Where Thomas prefers faith to reason, you prefer following literal meaning. Scripture though invites us to open our mind angering both of you since you believe your minds are already opened. You don't admit the possibility of our self deception.

Imposters simply don't understand these things since they do annoy many. for example:

SPIRITUALITY AND THE INTELLECT with JACOB NEEDLEMAN.

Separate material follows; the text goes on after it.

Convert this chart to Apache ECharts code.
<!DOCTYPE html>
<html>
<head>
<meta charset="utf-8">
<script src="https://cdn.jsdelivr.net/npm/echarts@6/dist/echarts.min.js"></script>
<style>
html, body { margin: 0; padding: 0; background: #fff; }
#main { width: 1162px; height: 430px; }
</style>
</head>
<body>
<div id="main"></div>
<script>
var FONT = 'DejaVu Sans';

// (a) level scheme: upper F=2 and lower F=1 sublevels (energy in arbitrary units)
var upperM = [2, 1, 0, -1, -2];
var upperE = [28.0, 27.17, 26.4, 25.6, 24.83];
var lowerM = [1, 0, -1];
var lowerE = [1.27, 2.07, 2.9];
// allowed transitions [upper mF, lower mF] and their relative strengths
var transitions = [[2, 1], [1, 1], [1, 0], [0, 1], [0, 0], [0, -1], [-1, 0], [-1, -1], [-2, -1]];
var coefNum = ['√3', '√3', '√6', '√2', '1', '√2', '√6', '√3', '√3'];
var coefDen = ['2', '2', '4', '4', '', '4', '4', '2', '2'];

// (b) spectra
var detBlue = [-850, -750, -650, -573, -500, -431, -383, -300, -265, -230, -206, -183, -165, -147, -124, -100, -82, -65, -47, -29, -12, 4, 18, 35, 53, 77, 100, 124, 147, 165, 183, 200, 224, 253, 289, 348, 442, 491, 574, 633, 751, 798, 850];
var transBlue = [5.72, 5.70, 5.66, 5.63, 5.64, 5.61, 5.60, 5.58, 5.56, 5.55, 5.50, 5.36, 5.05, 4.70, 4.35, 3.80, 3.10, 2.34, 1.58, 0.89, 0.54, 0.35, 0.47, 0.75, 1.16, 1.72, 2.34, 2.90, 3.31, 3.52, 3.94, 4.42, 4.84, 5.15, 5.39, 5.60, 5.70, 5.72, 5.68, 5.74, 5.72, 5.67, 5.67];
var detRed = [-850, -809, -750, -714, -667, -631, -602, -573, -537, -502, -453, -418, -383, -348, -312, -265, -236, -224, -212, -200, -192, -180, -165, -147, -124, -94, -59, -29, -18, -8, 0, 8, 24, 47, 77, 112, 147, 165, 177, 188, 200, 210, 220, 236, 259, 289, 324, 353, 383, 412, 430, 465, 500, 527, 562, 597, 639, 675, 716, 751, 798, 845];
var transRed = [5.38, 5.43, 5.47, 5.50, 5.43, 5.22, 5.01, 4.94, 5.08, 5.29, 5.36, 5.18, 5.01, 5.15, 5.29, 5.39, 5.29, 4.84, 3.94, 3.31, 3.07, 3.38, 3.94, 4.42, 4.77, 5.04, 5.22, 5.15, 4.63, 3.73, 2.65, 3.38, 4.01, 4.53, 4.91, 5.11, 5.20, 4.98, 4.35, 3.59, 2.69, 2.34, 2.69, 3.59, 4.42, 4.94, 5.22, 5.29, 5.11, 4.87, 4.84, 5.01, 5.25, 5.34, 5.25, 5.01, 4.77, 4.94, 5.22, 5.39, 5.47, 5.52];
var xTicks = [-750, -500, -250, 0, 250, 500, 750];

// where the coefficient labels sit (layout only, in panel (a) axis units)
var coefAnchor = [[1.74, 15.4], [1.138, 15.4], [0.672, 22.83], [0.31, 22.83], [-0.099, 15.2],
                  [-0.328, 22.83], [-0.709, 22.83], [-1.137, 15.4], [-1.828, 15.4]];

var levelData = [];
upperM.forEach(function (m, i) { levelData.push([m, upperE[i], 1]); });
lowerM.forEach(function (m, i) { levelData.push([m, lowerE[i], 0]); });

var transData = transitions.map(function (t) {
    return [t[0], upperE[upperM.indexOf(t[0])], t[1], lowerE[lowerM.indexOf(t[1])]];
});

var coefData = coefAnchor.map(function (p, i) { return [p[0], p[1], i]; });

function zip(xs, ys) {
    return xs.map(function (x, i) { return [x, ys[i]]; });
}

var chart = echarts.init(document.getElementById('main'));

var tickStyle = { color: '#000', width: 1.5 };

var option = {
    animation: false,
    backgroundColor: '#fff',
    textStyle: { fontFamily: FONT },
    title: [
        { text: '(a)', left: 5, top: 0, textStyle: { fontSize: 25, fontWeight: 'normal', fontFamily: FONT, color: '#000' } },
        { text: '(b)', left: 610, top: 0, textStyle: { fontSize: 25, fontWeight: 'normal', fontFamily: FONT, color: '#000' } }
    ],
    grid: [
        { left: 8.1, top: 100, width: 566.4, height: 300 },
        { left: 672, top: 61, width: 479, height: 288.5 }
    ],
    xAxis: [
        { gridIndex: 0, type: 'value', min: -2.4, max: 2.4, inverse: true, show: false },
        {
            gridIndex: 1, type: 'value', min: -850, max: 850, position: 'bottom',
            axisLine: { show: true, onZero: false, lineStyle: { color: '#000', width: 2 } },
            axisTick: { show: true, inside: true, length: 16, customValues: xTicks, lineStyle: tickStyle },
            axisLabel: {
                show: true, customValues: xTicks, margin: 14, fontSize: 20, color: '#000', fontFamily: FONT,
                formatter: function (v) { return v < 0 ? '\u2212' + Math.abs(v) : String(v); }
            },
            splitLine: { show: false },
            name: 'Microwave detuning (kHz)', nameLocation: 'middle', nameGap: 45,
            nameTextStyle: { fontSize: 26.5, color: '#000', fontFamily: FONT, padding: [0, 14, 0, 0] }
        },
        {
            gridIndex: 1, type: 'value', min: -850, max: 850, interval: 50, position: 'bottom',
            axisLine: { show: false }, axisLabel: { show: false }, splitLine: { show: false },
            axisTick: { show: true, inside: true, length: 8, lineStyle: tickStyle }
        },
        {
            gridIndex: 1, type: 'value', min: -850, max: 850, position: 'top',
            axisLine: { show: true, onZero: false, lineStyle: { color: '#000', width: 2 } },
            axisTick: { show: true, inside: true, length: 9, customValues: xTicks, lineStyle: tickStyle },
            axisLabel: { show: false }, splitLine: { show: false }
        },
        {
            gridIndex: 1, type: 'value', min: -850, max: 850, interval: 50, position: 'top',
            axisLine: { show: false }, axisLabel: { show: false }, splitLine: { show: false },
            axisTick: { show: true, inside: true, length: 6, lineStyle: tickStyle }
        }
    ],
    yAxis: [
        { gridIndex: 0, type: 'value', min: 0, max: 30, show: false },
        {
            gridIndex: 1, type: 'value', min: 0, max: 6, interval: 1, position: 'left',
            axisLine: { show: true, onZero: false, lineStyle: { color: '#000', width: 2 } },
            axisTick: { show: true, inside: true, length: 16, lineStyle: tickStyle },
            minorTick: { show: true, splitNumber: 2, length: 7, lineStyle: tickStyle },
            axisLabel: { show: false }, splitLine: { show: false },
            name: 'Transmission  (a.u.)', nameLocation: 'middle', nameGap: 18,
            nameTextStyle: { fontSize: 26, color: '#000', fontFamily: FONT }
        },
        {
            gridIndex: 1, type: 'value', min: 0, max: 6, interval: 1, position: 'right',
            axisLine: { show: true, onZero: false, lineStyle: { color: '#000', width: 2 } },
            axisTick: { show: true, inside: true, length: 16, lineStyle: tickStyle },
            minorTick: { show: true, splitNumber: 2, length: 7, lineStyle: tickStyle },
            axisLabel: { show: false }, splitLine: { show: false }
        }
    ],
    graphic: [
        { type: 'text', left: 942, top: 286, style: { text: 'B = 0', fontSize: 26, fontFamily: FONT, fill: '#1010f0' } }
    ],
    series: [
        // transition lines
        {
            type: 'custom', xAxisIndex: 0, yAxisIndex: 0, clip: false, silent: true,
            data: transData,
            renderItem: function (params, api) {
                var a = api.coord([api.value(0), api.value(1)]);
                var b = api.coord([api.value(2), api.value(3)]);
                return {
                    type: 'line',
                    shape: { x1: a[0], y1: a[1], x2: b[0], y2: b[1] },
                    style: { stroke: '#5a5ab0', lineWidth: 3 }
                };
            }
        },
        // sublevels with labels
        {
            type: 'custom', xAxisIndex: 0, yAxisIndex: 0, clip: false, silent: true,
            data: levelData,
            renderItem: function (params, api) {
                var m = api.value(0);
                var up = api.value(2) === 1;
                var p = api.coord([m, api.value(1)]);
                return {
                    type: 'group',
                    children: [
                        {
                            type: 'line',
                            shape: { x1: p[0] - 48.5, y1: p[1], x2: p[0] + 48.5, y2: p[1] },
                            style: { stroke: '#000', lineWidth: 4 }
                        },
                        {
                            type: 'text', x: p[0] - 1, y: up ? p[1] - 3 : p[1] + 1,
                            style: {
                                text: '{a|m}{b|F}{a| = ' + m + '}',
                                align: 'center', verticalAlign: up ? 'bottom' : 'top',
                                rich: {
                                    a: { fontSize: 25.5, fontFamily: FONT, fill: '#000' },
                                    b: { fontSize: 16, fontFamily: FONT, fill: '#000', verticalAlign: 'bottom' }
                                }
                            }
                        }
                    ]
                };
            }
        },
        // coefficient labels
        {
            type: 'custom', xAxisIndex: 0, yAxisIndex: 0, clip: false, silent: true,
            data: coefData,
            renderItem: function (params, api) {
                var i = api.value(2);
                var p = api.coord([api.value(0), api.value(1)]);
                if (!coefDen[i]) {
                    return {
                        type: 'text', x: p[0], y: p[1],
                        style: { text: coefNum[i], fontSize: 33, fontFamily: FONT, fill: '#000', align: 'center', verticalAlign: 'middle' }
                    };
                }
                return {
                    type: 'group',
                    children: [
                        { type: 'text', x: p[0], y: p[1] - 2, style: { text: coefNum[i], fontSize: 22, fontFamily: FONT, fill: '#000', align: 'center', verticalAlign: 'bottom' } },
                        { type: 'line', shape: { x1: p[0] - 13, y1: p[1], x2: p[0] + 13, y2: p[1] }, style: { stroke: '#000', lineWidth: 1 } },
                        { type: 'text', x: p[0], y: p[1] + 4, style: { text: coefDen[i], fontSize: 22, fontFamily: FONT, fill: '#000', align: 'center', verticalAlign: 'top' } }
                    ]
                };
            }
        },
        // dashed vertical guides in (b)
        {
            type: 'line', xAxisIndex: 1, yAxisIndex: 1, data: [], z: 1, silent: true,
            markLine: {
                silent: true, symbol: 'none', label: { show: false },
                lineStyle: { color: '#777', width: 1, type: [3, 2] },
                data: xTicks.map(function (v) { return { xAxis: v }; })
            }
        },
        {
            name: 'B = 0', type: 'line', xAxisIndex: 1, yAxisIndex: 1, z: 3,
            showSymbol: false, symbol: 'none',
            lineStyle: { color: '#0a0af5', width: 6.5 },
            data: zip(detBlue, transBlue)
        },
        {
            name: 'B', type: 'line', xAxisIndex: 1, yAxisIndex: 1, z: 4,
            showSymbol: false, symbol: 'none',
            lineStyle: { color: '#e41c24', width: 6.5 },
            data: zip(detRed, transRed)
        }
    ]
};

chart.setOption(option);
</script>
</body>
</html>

NEEDLEMAN: There's an ancient and deep truth there, that can degenerate when it's taken in a simple way, in a stupid way, just as the view that this is a tough universe and everything obeys laws and you have to pay for it, can degenerate into some hard, cynical view. Basically the great traditions have always taught that there is something in us which is godlike, and that there is an inherent joy within us; and that yes, like the Buddhists say, you already are the Buddha; or like the Christians say, Christ has already forgiven you, the kingdom has already appeared. But that doesn't mean we are in touch with it. Those who are, have a very deeply well earned joyousness. But those who just take it as an idea, and as something attractive emotionally, may make it look foolish. It can become a very foolish thing, where somebody is saying everything is just fine while the house is burning. Things are not so fine. Even in Buddhism -- the house is burning, the Buddhist says, and you've got to get out of that burning house and realize your inherent Buddha-ness. So yes, when you say, what do I think of it, in its authentic form it's a deep truth. In its perverted forms it can be silly -- just as it's a deep truth that you have to work hard and suffer for understanding, but in its perverted form it makes everything impossible, cynical, tough, as scientism does sometimes -- there's nothing out there, we're here, we're cast adrift, we're going nowhere. Both views are perverted -- what you might call the daydream view, and the nightmare view. They're both fantasies.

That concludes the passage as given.